VIDEO: The Blu-Ray edition of the film is presented in 2.35:1 (1080P/VC-1) by Warner Brothers Home Entertainment. Presentation quality is certainly impressive, as many scenes offer an exceptional level of fine detail - even into the backgrounds. Pores on Smith's face and the hair on his dog are presented with crystal clarity. Scenes in the daytime on the streets of NYC look crisper and more detailed, with greater depth to the image. The Blu-Ray presentation makes some minor background details - a Time Magazine article with the Smith character's face stuck to the refrigerator in the character's home - stand out more clearly, whereas I would probably have not noticed it on DVD.
The presentation does not show any instances of print flaws or edge enhancement, but some minor, hardly noticable noise is seen in a few instances. The film's mostly subdued (intentionally, obviously) color palette appeared accurately presented, not looking smeary or otherwise problematic.
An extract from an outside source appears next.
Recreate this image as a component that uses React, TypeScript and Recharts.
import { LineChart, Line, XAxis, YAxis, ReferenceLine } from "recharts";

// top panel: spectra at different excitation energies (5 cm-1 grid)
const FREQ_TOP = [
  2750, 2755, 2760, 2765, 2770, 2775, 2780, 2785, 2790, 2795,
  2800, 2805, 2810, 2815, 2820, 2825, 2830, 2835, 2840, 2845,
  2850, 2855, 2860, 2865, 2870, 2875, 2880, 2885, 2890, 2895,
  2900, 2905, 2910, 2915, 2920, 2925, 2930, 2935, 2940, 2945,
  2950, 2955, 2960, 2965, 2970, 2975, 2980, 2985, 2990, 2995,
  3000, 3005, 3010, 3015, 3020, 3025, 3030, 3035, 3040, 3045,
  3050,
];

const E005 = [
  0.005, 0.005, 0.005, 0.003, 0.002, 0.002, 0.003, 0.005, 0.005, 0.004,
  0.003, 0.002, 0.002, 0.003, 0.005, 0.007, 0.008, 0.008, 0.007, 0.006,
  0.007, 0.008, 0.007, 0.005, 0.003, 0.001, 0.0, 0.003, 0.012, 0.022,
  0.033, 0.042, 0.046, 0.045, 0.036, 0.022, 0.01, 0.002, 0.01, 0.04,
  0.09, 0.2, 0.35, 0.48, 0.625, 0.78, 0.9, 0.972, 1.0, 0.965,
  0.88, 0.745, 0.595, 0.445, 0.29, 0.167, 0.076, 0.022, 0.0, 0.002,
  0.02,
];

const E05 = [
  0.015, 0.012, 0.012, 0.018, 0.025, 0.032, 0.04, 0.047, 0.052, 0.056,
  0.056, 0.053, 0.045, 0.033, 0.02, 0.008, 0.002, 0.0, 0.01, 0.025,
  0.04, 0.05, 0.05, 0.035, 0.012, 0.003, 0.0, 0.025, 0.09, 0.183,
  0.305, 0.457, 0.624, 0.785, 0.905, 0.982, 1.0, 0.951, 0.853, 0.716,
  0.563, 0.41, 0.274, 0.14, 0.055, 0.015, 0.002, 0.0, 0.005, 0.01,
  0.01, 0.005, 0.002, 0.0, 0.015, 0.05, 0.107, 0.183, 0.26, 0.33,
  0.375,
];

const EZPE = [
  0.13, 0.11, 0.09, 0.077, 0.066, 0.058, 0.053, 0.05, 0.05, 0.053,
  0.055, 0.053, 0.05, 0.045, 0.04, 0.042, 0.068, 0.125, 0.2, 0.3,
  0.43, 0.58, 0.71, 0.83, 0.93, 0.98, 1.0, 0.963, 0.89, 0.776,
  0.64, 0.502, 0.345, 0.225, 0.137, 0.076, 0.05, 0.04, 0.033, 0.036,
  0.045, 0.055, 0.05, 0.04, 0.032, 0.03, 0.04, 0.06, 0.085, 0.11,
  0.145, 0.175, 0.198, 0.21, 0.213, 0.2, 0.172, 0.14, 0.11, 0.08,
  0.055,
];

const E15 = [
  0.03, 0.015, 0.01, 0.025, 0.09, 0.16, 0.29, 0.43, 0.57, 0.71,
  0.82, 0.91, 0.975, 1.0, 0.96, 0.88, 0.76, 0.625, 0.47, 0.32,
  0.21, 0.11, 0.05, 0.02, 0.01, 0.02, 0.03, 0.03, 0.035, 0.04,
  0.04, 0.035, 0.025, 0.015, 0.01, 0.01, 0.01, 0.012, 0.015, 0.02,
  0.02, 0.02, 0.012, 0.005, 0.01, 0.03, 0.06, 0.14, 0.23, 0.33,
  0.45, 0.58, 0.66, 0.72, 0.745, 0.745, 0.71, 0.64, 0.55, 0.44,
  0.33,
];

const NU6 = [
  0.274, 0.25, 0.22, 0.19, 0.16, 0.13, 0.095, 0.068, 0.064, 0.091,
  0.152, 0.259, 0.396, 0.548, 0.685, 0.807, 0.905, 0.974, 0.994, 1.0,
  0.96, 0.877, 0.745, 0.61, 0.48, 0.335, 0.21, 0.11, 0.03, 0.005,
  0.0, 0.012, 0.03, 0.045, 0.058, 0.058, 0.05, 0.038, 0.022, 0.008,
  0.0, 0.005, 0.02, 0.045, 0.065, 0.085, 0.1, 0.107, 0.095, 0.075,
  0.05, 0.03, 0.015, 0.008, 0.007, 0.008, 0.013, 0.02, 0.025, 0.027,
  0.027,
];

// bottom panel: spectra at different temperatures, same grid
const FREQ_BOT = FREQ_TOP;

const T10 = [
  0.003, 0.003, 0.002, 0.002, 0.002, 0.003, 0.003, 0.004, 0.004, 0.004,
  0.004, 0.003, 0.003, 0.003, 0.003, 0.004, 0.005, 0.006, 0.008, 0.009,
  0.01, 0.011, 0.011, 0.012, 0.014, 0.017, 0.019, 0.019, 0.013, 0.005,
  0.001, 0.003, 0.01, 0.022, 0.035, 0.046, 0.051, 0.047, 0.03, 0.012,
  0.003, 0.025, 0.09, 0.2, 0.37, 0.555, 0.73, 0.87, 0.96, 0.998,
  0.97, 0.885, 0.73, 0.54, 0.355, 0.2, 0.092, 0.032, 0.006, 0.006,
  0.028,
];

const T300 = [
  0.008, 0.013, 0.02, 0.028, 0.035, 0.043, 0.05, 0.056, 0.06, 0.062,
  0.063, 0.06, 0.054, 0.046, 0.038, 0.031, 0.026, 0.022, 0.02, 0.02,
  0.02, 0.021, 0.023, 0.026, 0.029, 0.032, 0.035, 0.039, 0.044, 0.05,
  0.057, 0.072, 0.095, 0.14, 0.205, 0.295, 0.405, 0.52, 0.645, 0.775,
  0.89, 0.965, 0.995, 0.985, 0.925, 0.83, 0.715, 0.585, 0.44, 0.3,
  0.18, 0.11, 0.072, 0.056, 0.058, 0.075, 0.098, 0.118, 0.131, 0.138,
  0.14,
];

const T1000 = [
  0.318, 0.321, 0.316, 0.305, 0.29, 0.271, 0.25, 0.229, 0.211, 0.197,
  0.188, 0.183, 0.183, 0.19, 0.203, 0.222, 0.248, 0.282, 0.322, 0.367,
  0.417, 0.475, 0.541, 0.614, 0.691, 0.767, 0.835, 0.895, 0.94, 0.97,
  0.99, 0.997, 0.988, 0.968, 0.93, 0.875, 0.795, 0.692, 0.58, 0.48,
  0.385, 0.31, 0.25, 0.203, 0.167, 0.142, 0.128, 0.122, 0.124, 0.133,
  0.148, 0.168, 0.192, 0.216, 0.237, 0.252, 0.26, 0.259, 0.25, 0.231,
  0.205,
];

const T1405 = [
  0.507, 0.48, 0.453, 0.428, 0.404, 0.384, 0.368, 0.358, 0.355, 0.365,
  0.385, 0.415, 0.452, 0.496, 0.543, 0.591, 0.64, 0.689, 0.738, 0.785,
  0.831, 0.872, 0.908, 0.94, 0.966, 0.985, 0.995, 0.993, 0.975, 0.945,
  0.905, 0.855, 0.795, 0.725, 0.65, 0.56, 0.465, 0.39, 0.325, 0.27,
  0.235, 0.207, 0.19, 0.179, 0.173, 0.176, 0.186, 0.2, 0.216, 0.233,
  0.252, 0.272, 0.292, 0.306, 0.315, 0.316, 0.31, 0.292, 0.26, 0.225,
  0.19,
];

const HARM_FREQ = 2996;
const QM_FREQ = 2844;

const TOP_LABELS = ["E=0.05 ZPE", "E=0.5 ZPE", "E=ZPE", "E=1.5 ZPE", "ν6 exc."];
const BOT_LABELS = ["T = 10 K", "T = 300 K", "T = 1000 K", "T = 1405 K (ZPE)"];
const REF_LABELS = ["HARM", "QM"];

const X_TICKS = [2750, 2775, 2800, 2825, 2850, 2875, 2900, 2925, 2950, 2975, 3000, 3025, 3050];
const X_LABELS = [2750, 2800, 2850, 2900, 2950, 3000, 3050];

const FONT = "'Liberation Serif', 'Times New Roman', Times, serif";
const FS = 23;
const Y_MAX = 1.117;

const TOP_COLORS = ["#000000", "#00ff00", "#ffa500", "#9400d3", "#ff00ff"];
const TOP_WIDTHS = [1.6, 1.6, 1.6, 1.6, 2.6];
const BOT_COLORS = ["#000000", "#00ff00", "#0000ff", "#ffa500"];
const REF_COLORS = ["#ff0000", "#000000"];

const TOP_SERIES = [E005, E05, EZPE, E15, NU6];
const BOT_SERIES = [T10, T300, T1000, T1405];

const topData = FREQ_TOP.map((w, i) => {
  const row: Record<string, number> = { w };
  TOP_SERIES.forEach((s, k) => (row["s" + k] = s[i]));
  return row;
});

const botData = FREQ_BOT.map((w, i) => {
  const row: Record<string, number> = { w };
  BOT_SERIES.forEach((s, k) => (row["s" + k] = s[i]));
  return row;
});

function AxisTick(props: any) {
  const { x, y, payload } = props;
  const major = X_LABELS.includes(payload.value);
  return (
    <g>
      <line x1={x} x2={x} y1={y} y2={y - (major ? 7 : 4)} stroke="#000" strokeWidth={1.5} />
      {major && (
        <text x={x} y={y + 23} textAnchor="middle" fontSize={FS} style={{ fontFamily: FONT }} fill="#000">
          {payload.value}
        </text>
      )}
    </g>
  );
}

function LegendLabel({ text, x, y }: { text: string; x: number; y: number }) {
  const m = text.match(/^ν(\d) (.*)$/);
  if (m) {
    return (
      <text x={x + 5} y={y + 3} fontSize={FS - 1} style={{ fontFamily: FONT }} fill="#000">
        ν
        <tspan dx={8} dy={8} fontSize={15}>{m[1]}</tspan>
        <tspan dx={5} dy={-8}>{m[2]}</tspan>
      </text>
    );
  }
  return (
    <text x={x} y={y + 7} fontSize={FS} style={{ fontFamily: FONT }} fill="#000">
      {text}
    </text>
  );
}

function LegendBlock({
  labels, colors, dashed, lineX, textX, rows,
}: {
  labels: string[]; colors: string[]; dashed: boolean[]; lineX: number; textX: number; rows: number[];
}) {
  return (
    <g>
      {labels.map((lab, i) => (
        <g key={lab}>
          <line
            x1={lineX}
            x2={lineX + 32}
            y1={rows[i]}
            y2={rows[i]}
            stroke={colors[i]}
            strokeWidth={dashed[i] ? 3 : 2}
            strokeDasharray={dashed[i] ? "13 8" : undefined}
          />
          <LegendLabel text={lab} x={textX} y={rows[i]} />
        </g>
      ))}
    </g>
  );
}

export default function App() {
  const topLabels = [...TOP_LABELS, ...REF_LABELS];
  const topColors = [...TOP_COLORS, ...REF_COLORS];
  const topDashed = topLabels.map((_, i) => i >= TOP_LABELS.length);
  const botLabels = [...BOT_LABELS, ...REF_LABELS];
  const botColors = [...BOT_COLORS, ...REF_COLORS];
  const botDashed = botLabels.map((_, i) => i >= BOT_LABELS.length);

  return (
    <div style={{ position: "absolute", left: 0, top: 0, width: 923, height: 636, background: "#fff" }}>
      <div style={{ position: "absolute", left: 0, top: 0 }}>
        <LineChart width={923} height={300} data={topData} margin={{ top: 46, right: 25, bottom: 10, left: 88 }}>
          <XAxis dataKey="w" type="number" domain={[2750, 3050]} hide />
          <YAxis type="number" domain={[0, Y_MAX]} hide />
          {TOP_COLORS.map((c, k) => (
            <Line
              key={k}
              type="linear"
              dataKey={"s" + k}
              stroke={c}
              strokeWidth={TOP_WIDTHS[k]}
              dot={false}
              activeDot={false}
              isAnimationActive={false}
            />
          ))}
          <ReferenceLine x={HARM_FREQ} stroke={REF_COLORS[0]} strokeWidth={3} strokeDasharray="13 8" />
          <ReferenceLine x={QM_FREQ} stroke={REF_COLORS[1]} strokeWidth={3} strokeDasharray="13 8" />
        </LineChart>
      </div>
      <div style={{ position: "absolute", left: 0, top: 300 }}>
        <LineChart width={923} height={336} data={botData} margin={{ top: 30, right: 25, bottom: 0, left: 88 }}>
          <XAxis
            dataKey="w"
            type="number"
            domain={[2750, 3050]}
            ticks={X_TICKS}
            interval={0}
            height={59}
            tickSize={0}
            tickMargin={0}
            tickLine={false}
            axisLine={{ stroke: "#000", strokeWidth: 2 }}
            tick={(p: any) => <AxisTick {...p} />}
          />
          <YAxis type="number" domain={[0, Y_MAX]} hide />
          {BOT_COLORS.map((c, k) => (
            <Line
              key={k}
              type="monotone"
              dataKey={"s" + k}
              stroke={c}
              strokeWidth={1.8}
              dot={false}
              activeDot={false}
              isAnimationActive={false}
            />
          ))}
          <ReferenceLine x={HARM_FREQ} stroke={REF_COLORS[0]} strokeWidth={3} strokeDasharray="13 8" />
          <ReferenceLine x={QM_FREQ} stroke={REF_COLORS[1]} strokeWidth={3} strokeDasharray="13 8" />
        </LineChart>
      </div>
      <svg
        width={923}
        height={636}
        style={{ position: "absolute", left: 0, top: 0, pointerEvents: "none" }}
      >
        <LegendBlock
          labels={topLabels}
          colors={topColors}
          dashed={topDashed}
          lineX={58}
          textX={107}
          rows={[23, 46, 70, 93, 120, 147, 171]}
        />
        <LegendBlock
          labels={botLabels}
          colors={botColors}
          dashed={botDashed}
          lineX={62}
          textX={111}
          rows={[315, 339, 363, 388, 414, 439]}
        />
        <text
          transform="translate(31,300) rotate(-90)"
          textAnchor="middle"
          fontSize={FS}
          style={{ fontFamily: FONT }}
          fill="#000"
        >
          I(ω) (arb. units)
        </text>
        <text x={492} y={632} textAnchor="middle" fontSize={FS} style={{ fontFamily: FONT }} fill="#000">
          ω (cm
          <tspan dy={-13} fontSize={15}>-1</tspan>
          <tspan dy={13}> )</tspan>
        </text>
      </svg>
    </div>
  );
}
SOUND: The film is presented on Blu-Ray in Dolby TrueHD, as well as Dolby Digital 5.1 (English, French and Spanish options). While it wasn't quite as fierce or aggressive as one might expect, it really did provide a wonderfully enveloping experience, such as one particular scene where Neville has to hunt through an abandoned building after his dog ran in. Surrounds are put to great use during the film, both in the most intense sequences and quieter moments for effects and ambience. Audio quality was excellent, with impressive clarity and moments of deep, strong bass.
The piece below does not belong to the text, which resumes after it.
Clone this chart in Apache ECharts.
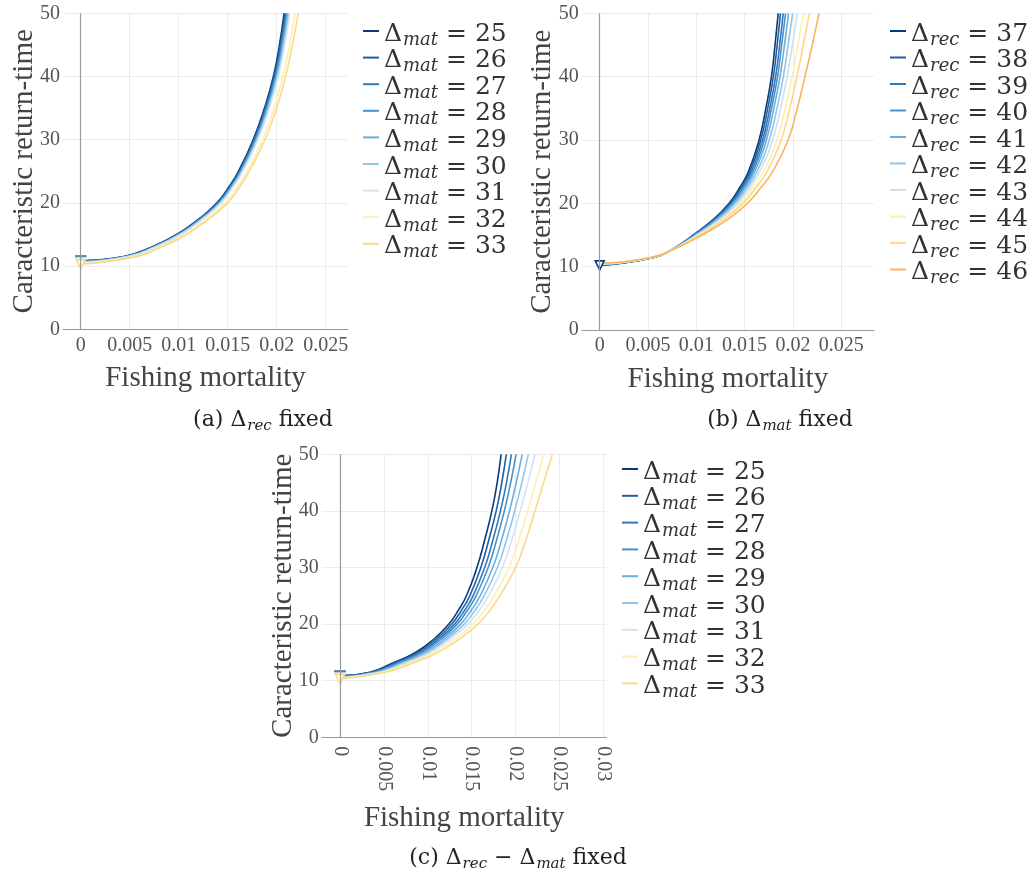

EXTRAS: "Creating I Am Legend" is an extensive documentary that is made up of many smaller segments (thankfully there's a "play all", because trying to watch all these short segments without it would have gotten a little tedious to have to go back to the menu each time.) The documentaries can be a little fluffy and none go into terrific depth, but there are good tidbits and behind-the-scenes clips scattered throughout the programs and it is interesting watching the production try to film in the midst of New York City. The other, shorter documentary is "Cautionary Tale: The Science of I Am Legend", which takes a look at the reality of viruses. The four animated comics that were included on the regular DVD edition are also brought over for the Blu-Ray release.
The "alternate ending" version of the film (the ending being the difference from the theatrical cut) that was available on the second DVD of the Special Edition DVD set is available here, as viewers can choose between both versions of the film on the Blu-Ray. I won't spoil it, so lets just say that the alternate version (which runs an extra 4 minutes) is alternate for a reason: it really doesn't work very well.
Final Thoughts: Overall, while not without flaws, I liked this film quite a bit and director Francis Lawrence manages to once again positions himself as a reasonably promising big-budget director. The Blu-Ray edition of the film not only offers a fantastic audio/video presentation of the film that improves upon the very good standard DVD presentation, but the extras are more easily accessible. Recommended.